2. monit - Process & Service Check

最後更新: 2024-04-18

目錄

 


Monitoring a Process

 

If the pid-file does not exist or does not contain the PID number of a running process,
Monit will call the entry's start method if defined.

check process apache with pidfile /usr/local/apache/logs/httpd.pid
  start program = "/etc/init.d/httpd start"
  # 比 60 秒 Apache Stop. Default 是 30 timeout
  stop program  = "/etc/init.d/httpd stop" with timeout 60 seconds    
  # Status Checking
  if cpu > 60% for 2 cycles then alert
  if cpu > 80% for 5 cycles then restart
  if totalmem > 200.0 MB for 5 cycles then restart
  if children > 250 then restart
  if loadavg(5min) greater than 10 for 8 cycles then stop
  if failed host datahunter.org port 80 protocol http
     and request "/somefile.html"
     then restart
  if failed port 443 type tcpssl protocol http
     with timeout 15 seconds
     then restart
  if 3 restarts within 5 cycles then timeout
  depends on apache_bin
  group server

Start / Stop / Restart

<START | STOP | RESTART> [PROGRAM] = "program" [[AS] UID <number | string>] [[AS] GID <number | string>] [[WITH] TIMEOUT <number> SECOND(S)]

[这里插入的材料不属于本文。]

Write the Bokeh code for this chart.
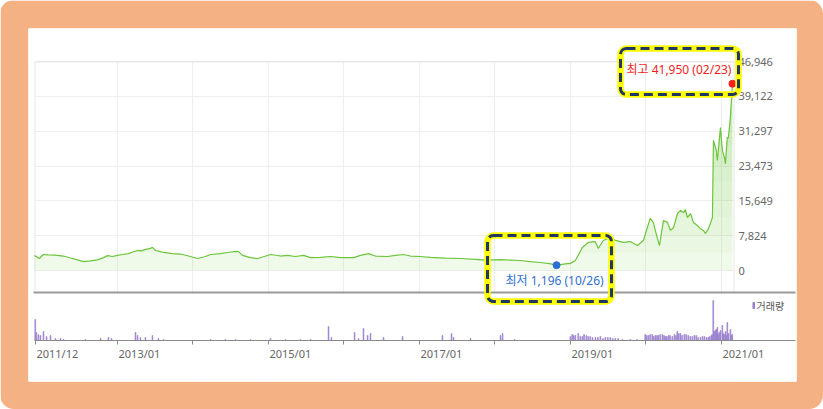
import pandas as pd
import numpy as np
from bokeh.plotting import figure
from bokeh.models import (Range1d, FixedTicker, NumeralTickFormatter, CustomJSTickFormatter,
                          BoxAnnotation, Legend, LegendItem, ColumnDataSource)
from bokeh.core.properties import value
from bokeh.embed import file_html
from bokeh.resources import INLINE

# ---------------- data ----------------
price_dates = [
    "2011-11-26", "2011-12-10", "2011-12-20", "2011-12-29", "2012-01-08", "2012-02-01", "2012-03-06",
    "2012-04-14", "2012-05-19", "2012-06-21", "2012-07-21", "2012-08-23", "2012-09-26", "2012-10-25",
    "2012-11-14", "2012-12-08", "2013-01-01", "2013-01-25", "2013-02-23", "2013-03-19", "2013-04-08",
    "2013-04-27", "2013-05-16", "2013-06-05", "2013-06-19", "2013-07-04", "2013-07-23", "2013-08-12",
    "2013-09-24", "2013-11-02", "2013-12-20", "2014-01-23", "2014-03-03", "2014-03-27", "2014-05-14",
    "2014-06-17", "2014-07-26", "2014-08-09", "2014-08-29", "2014-10-06", "2014-11-09", "2014-12-13",
    "2015-01-11", "2015-03-01", "2015-04-03", "2015-05-12", "2015-06-20", "2015-07-24", "2015-09-10",
    "2015-10-28", "2015-12-16", "2016-02-17", "2016-03-22", "2016-04-29", "2016-06-02", "2016-07-30",
    "2016-09-07", "2016-10-16", "2016-11-18", "2017-01-06", "2017-02-23", "2017-05-07", "2017-07-18",
    "2017-09-29", "2017-11-16", "2018-01-28", "2018-03-17", "2018-05-05", "2018-06-22", "2018-08-09",
    "2018-09-22", "2018-10-26", "2018-11-29", "2019-01-01", "2019-01-25", "2019-02-28", "2019-03-28",
    "2019-05-01", "2019-05-16", "2019-06-09", "2019-07-13", "2019-08-07", "2019-09-14", "2019-10-18",
    "2019-11-21", "2019-12-20", "2020-01-22", "2020-02-06", "2020-02-25", "2020-03-07", "2020-03-26",
    "2020-04-15", "2020-04-29", "2020-05-14", "2020-06-02", "2020-06-17", "2020-07-01", "2020-07-10",
    "2020-07-20", "2020-08-04", "2020-08-18", "2020-09-06", "2020-09-21", "2020-10-06", "2020-10-15",
    "2020-10-30", "2020-11-18", "2020-11-23", "2020-12-07", "2020-12-12", "2020-12-27", "2021-01-05",
    "2021-01-15", "2021-01-20", "2021-01-29", "2021-02-03", "2021-02-13", "2021-02-23",
]
price_values = [
    3370, 3000, 2700, 3150, 3600, 3500, 3450,
    3250, 2800, 2400, 2000, 2150, 2400, 2900,
    3350, 3150, 3400, 3600, 3800, 4200, 4500,
    4400, 4750, 4900, 5200, 4500, 4300, 4050,
    3800, 3700, 3150, 2700, 3150, 3600, 3800,
    4050, 4300, 4250, 3400, 2900, 2700, 3150,
    3600, 3250, 3400, 3150, 3400, 2900, 2950,
    3150, 2900, 2900, 3400, 3800, 3250, 3150,
    3400, 3600, 3250, 3150, 2950, 2800, 2700,
    2500, 2350, 2450, 2350, 2250, 2000, 1800,
    1550, 1196, 1450, 1600, 2250, 5150, 6300,
    6500, 4950, 6750, 7400, 6750, 6300, 6500,
    5600, 6750, 11700, 10800, 7400, 5600, 11200,
    10800, 9000, 9650, 12800, 13500, 13000, 13700,
    11900, 12800, 10800, 10100, 9400, 9000, 8300,
    9400, 11900, 29200, 27000, 24700, 32100, 27000,
    25400, 24000, 29900, 29700, 34400, 41950,
]

vol_dates = [
    "2011-11-30", "2011-12-05", "2011-12-15", "2011-12-25", "2012-01-09", "2012-01-24", "2012-02-12",
    "2012-03-07", "2012-03-31", "2012-04-15", "2012-07-30", "2012-10-11", "2012-11-18", "2012-12-03",
    "2013-03-29", "2013-04-08", "2013-04-22", "2013-05-16", "2013-06-19", "2013-07-18", "2013-08-12",
    "2014-03-27", "2014-06-07", "2014-07-26", "2014-10-06", "2015-01-11", "2015-03-25", "2015-06-05",
    "2015-07-24", "2015-10-19", "2015-11-02", "2016-02-22", "2016-03-12", "2016-04-05", "2016-04-25",
    "2016-05-09", "2016-07-11", "2016-10-11", "2017-04-22", "2017-06-05", "2017-06-15", "2017-09-05",
    "2018-01-28", "2018-02-07", "2018-04-06", "2019-01-01", "2019-01-10", "2019-01-25", "2019-02-08",
    "2019-02-28", "2019-03-19", "2019-04-07", "2019-05-02", "2019-05-26", "2019-06-19", "2019-07-13",
    "2019-08-06", "2019-10-18", "2019-12-29", "2020-01-13", "2020-02-01", "2020-02-16", "2020-03-01",
    "2020-03-21", "2020-04-04", "2020-04-19", "2020-05-08", "2020-06-01", "2020-06-16", "2020-07-05",
    "2020-07-24", "2020-08-13", "2020-09-01", "2020-09-21", "2020-10-10", "2020-10-29", "2020-11-13",
    "2020-11-22", "2020-12-02", "2020-12-12", "2020-12-21", "2021-01-05", "2021-01-14", "2021-01-29",
    "2021-02-13", "2021-02-22",
    "2019-01-17", "2019-02-18", "2019-03-08", "2019-03-28", "2019-04-18", "2019-05-14", "2019-06-07",
    "2019-07-01", "2019-07-25", "2019-08-20", "2019-09-10", "2019-11-20",
    "2020-01-05", "2020-01-22", "2020-02-08", "2020-02-24", "2020-03-10", "2020-03-29", "2020-04-11",
    "2020-04-27", "2020-05-18", "2020-05-26", "2020-06-08", "2020-06-24", "2020-07-14", "2020-08-03",
    "2020-08-23", "2020-09-10", "2020-10-01", "2020-10-20", "2020-11-05", "2020-11-17", "2020-11-27",
    "2020-12-07", "2020-12-16", "2020-12-27", "2021-01-09", "2021-01-20", "2021-01-25", "2021-02-04",
    "2021-02-18",
]
vol_values = [
    1050000, 400000, 300000, 250000, 450000, 200000, 250000,
    100000, 100000, 50000, 50000, 100000, 150000, 100000,
    400000, 250000, 150000, 150000, 250000, 100000, 50000,
    50000, 50000, 50000, 50000, 100000, 50000, 50000,
    50000, 700000, 150000, 400000, 100000, 600000, 250000,
    350000, 150000, 200000, 250000, 350000, 150000, 100000,
    250000, 350000, 50000, 200000, 300000, 250000, 350000,
    200000, 250000, 200000, 150000, 200000, 150000, 150000,
    100000, 50000, 300000, 250000, 300000, 250000, 250000,
    300000, 200000, 250000, 200000, 450000, 350000, 300000,
    250000, 200000, 250000, 150000, 200000, 150000, 250000,
    2000000, 500000, 650000, 400000, 750000, 300000, 900000,
    550000, 300000,
    250000, 200000, 300000, 200000, 150000, 150000, 100000,
    150000, 100000, 100000, 50000, 50000,
    250000, 300000, 200000, 250000, 300000, 250000, 200000,
    250000, 300000, 250000, 350000, 250000, 300000, 200000,
    250000, 150000, 200000, 150000, 200000, 300000, 450000,
    550000, 300000, 500000, 350000, 450000, 250000, 350000,
    250000,
]

price_ticks = [0, 7824, 15649, 23473, 31297, 39122, 46946]
x_label_dates = ["2011-12-01", "2013-01-01", "2015-01-01", "2017-01-01", "2019-01-01", "2021-01-01"]
x_labels = ["2011/12", "2013/01", "2015/01", "2017/01", "2019/01", "2021/01"]
x_minor_dates = ["2014-01-01", "2016-01-01", "2018-01-01", "2020-01-01"]
x_grid_dates = ["2013-01-01", "2014-01-01", "2015-01-01", "2016-01-01", "2017-01-01",
                "2018-01-01", "2019-01-01", "2020-01-01", "2021-01-01"]

high_date, high_value = "2021-02-23", 41950
low_date, low_value = "2018-10-26", 1196
high_label = "최고 41,950 (02/23)"
low_label = "최저 1,196 (10/26)"
volume_label = "거래량"

# ---------------- layout constants (pixels) ----------------
W, H = 823, 409
FL, FR, FT, FB = 28, 796, 28, 381           # white panel = plot frame
PANE_L, PANE_R, PANE_T, SEP_Y, AXIS_Y = 34, 734, 61, 292, 340
ZERO_Y = 270
ANCHOR_PX, ANCHOR_DATE = 117, pd.Timestamp("2013-01-01")
PX_PER_DAY = 604 / 2922
PRICE_PER_PX = price_ticks[-1] / (ZERO_Y - PANE_T)
VOL_PER_PX = 50000

def px_to_time(px):
    return ANCHOR_DATE + pd.Timedelta(days=(px - ANCHOR_PX) / PX_PER_DAY)

def ms(t):
    return (pd.Timestamp(t) - pd.Timestamp("1970-01-01")) / pd.Timedelta(milliseconds=1)

# ---------------- styling ----------------
GREEN = "#6cc63a"
FILL = "#86d95c"
PURPLE = "#9a7fcf"
ORANGE = "#F4B183"
NAVY = "#1F3864"
GRID = "#eeeeee"
TXT = "#666666"
NUM_FONT = "Noto Sans"
KR_FONT = "Noto Sans CJK KR"

p = figure(
    width=W, height=H, output_backend="svg", toolbar_location=None,
    x_axis_type="datetime", y_axis_location="right",
    x_range=Range1d(px_to_time(FL), px_to_time(FR)),
    y_range=Range1d(-(FB - ZERO_Y) * PRICE_PER_PX, (ZERO_Y - FT) * PRICE_PER_PX),
    min_border_left=FL, min_border_right=W - FR, min_border_top=FT, min_border_bottom=H - FB,
    border_fill_color=ORANGE, background_fill_color="white", outline_line_color=None,
)
p.styles = {"border-radius": "14px", "overflow": "hidden"}
p.extra_y_ranges = {"vol": Range1d(-(FB - AXIS_Y) * VOL_PER_PX, (AXIS_Y - FT) * VOL_PER_PX)}

def canvas_box(l, r, t, b, **kw):
    return BoxAnnotation(left=l, right=r, top=t, bottom=b, left_units="canvas", right_units="canvas",
                         top_units="canvas", bottom_units="canvas", **kw)

# grids
p.ygrid.grid_line_color = GRID
p.xgrid.grid_line_color = GRID
p.xgrid.ticker = FixedTicker(ticks=[ms(d) for d in x_grid_dates])

# keep grid lines inside the price pane
for (l, r, t, b) in [(FL, FR, FT, PANE_T - 0.5), (FL, PANE_L, FT, FB), (PANE_R, FR, FT, FB), (FL, FR, SEP_Y, FB)]:
    p.add_layout(canvas_box(l, r, t, b, fill_color="white", fill_alpha=1, line_color=None, level="underlay"))
p.add_layout(canvas_box(PANE_L + 0.5, PANE_R - 0.5, PANE_T + 0.5, SEP_Y, fill_alpha=0,
                        line_color="#e6e6e6", line_alpha=1, line_width=1, level="underlay"))

# price data
dates = pd.to_datetime(price_dates)
vals = np.array(price_values, dtype=float)
src = ColumnDataSource(dict(date=dates, price=vals))
p.varea(x="date", y1=0, y2="price", source=src, fill_color=FILL, fill_alpha=0.13)
for lvl in [4000, 7824, 12000, 15649, 20000, 23473, 28000, 31297, 36000]:
    p.varea(x=dates, y1=np.full(len(vals), float(lvl)), y2=np.maximum(vals, lvl),
            fill_color=FILL, fill_alpha=0.045)
p.line(x="date", y="price", source=src, line_color=GREEN, line_width=1.2)

# volume
vsrc = ColumnDataSource(dict(date=pd.to_datetime(vol_dates), vol=vol_values))
vbars = p.vbar(x="date", top="vol", bottom=0, width=4 * 86400000, source=vsrc, y_range_name="vol",
               fill_color=PURPLE, line_color=PURPLE, line_width=0.6)

# high / low markers and labels
p.scatter(x=[pd.Timestamp(high_date)], y=[high_value], size=7, fill_color="#ff1c1c", line_color="#ff1c1c")
p.scatter(x=[pd.Timestamp(low_date)], y=[low_value], size=7, fill_color="#2a6fd6", line_color="#2a6fd6")
p.text(x=[pd.Timestamp(high_date)], y=[high_value], text=[high_label],
       text_font=value(f"{NUM_FONT}, '{KR_FONT}'"), text_font_size=value("12px"), text_color="#f01e1e",
       text_align="right", text_baseline="middle", x_offset=-1, y_offset=-14)
p.text(x=[pd.Timestamp(low_date)], y=[low_value], text=[low_label],
       text_font=value(f"{NUM_FONT}, '{KR_FONT}'"), text_font_size=value("12px"), text_color="#2f6fd0",
       text_align="center", text_baseline="middle", x_offset=-2, y_offset=15)

# y axis (right of the price pane)
ya = p.yaxis[0]
ya.fixed_location = ms(px_to_time(PANE_R))
ya.ticker = FixedTicker(ticks=price_ticks)
ya.formatter = NumeralTickFormatter(format="0,0")
ya.axis_line_color = None
ya.major_tick_line_color = None
ya.minor_tick_line_color = None
ya.major_tick_in = 0
ya.major_tick_out = 0
ya.minor_tick_out = 0
ya.major_label_standoff = 4
ya.major_label_text_font = NUM_FONT
ya.major_label_text_font_size = "11px"
ya.major_label_text_color = TXT

# x axis (bottom of the volume pane), labels drawn left-aligned at the ticks
xa = p.xaxis[0]
xa.fixed_location = -(AXIS_Y - ZERO_Y) * PRICE_PER_PX
xa.bounds = (ms(px_to_time(PANE_L - 0.5)), ms(px_to_time(FR - 1)))
xa.ticker = FixedTicker(ticks=[ms(d) for d in x_label_dates], minor_ticks=[ms(d) for d in x_minor_dates])
xa.formatter = CustomJSTickFormatter(code="return ''")
xa.axis_line_color = "#8a8a8a"
xa.axis_line_width = 1.2
xa.major_tick_line_color = "#8a8a8a"
xa.minor_tick_line_color = "#8a8a8a"
xa.major_tick_in = 0
xa.major_tick_out = 4
xa.minor_tick_in = 0
xa.minor_tick_out = 4
p.text(x=pd.to_datetime(x_label_dates), y=[0] * len(x_labels), text=x_labels, y_range_name="vol",
       text_font=value(NUM_FONT), text_font_size=value("11px"), text_color=TXT,
       text_align="left", text_baseline="top", x_offset=1, y_offset=5)

# separator between price and volume panes
p.add_layout(canvas_box(PANE_L - 1, FR - 1, SEP_Y - 1, SEP_Y + 1, fill_color="#9a9a9a", fill_alpha=1,
                        line_color=None, level="annotation"))

# legend
legend = Legend(items=[LegendItem(label=volume_label, renderers=[vbars])],
                location=(751.5 - FL, FB - 312.5),
                glyph_width=3, glyph_height=8, label_standoff=2, padding=0, margin=0, spacing=0,
                label_height=14, background_fill_alpha=0, border_line_color=None,
                label_text_font=KR_FONT, label_text_font_size="10px", label_text_color="#555555")
p.add_layout(legend)

# highlight boxes
for (l, r, t, b) in [(620, 738, 48, 94), (487, 611, 235, 301)]:
    p.add_layout(canvas_box(l, r, t, b, fill_alpha=0, line_color="#FFFF00", line_alpha=1, line_width=6.5,
                            border_radius=6, level="overlay"))
    p.add_layout(canvas_box(l, r, t, b, fill_alpha=0, line_color=NAVY, line_alpha=1, line_width=3,
                            line_dash="9 5", border_radius=6, level="overlay"))

open("out.html", "w").write(file_html(p, INLINE))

當沒用設定 restart 時, 那 monit 會行 stop 之後再行 start

By default the program is executed as the user under which Monit is running.

If Monit is running as root, you may optionally specify the UID and GID the executed program should switch to.

start program = "/usr/local/mmonit/bin/mmonit" as uid "mmonit" and gid "mmonit"

最簡單的 Stop

stop = "/bin/sh -c 'kill -9 `cat /var/run/process.pid`'"

Resource type:

IF resource operator value THEN action

resource

System only resource tests

  • CPU (user|system|wait)
  • SWAP (percent / Byte, kB, MB, GB)

Process only resource tests

  • CPU is the CPU usage of the process itself
  • TOTALCPU is the total CPU usage of the process and its children in (percent).
  • CHILDREN is the number of child processes of the process.

System and process resource tests

  • MEMORY is the memory usage of the system or of a process (without children)
  • LOADAVG(1min|5min|15min)

operator:  "<", ">", "!=", "=="

value: "%" "kB" (1024 Byte) "MB" (1024 KiloByte)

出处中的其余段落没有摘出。